Last month Sindh Governor Imran Ismail had informed the media that the Centre was seeking to contract the services of an operating partner for the project so that operations of the buses could commence on at least the built portion of the Green Line section from Surjani Town to Guru Mandir.

The governor had said the federal government could ensure commencement of the bus operations on the built portion of the Green Line within six months if in case it was able to seek the services of an operating partner for the project in the next two months.

Earlier, the Sindh administration was supposed to procure buses for the Green Line project once its infrastructure was completed by the federal government. It was initially planned that 80 buses would operate on the Green Line section and 12 on the adjacent 3.9km-long Orange Line section being built by the provincial government.

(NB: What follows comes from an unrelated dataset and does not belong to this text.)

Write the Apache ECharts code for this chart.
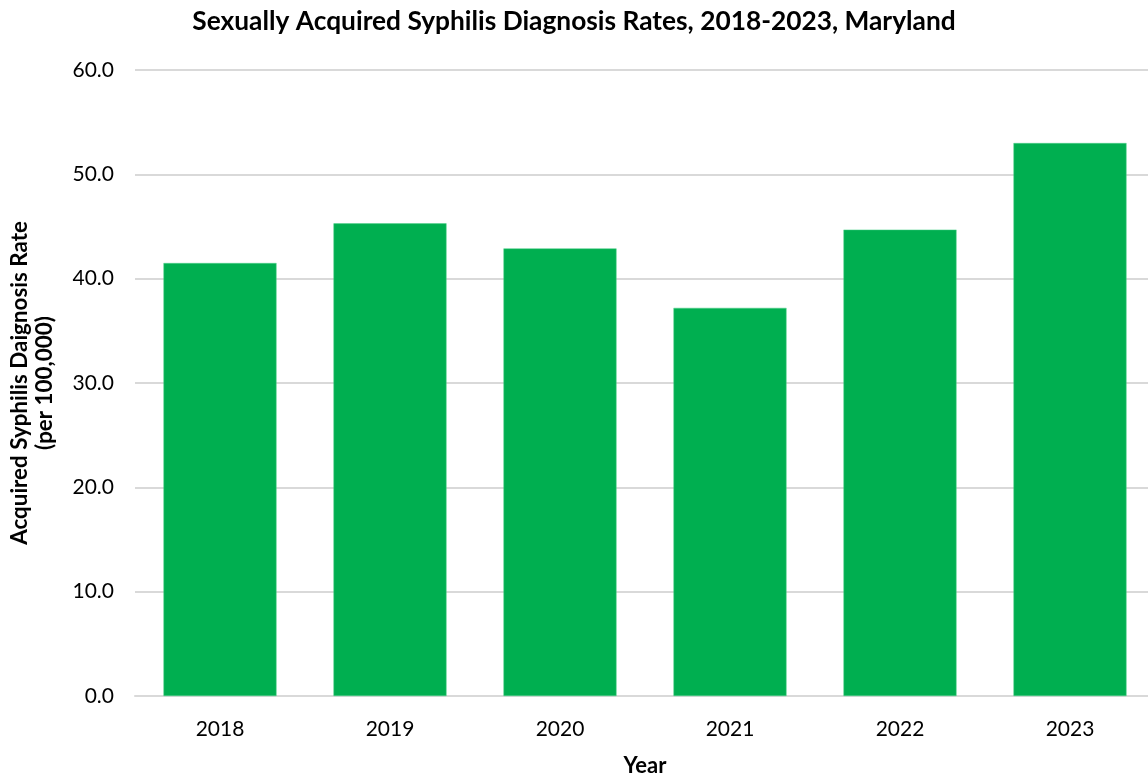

The Orange Line project, which will connect Orangi Town with the Green Line project, is also facing delays. The Sindh government later named the Orange Line project after the late luminary of social services Abdul Sattar Edhi.

Education

Education & Literacy Minister Syed Sardar Shah also called on the PPP chief at the Bilawal House. Shah informed Bilawal that his department has initiated practical steps to update the curricula and textbooks to align them with the Sustainable Development Goals (SDGs).

The minister said that to promote female education, the PPP government is paying stipends between Rs3,500 and Rs340,000 to female students every year, adding that Sindh is the only province offering this.

A day earlier, Chief Minister Syed Murad Ali Shah had chaired a meeting at the CM House to make SDGs a part of the syllabi and textbooks of schools across the province.